Since launching Supported Intelligence LLC in 2012, Executive Chairman Patrick Anderson has moved quickly to procure venture-capital financing to advance the development and sales of the company’s innovative decision-support software in the commercial market.
“We finished our Series A round last year, which gave us enough capital to do two incremental releases of our Rapid Recursive software and to develop a few example applications,” Anderson reports. For the A round, the company raised $250,000 from individual investors and an equal amount through Ann Arbor SPARK.
Anderson initially cultivated important contacts within the investment community by meeting informally with private investors attending the 2012 Michigan Growth Capital Symposium. He returned to the MGCS last year to make a formal presentation in front of a panel of angels and VCs. “It was beneficial to meet with investors and answer their questions,” Anderson says. “Some of them have become valuable advisors for us. We also were able to talk to the founders of other presenting companies, who may become future customers.”
In addition to connecting entrepreneurs and investors, the symposium helps to raise Michigan’s visibility and stature in the nationwide venture-investment community, according to Anderson, who is the CEO of Anderson Economic Group in East Lansing. “The state of Michigan is hugely underestimated in terms of its innovation and entrepreneurial activity,” he remarks. “The symposium serves as a shining light that brings investors from around the country to Michigan and gives entrepreneurs in the Midwest the opportunity to showcase what they are doing.”
Supported Intelligence’s first commercial product, the Rapid Recursive Toolbox, is designed to help users address valuation, risk assessment, business management and other factors in areas, such as investment decisions, pricing and product-development practices and health-care decisions. The patent-pending Rapid Recursive methodology has a competitive edge over other analytical software products, according to Anderson. “It takes into account the fact that people can change course in the future, and are more likely to do so when conditions change,” he explains. “Humans are much better at making decisions than the software available to them today. Our Recursive model is a step forward in mimicking the way humans actually think when evaluating a risky investment or other opportunities in life and business.”

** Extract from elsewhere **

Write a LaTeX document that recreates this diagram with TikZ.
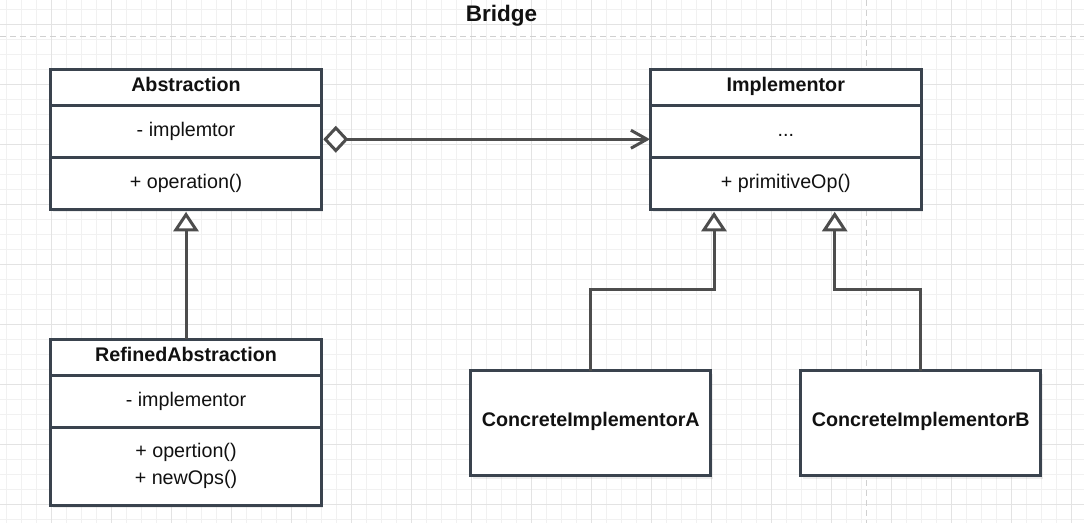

Currently, Supported Intelligence’s Rapid Recursive product platform is only available to power users, including skilled managers, academic researchers, scientists and economists with access to powerful mathematical software. However, the company is developing a next-generation platform for use on laptops, mobile devices and tablets by a broader customer base. “One of our goals is to license our product to companies that are already providing low-level analytical services to large clients through existing software,” Anderson says. “The Recursive methodology has terrific potential for being incorporated into some of those software programs.”
Future plans also call for returning to the capital markets later this year to raise a Series B round of $2 million to $3 million, which would be used to ramp up product sales and develop the next round of products. Supported Intelligence is expected to achieve profitability in 2015 or 2016, Anderson says.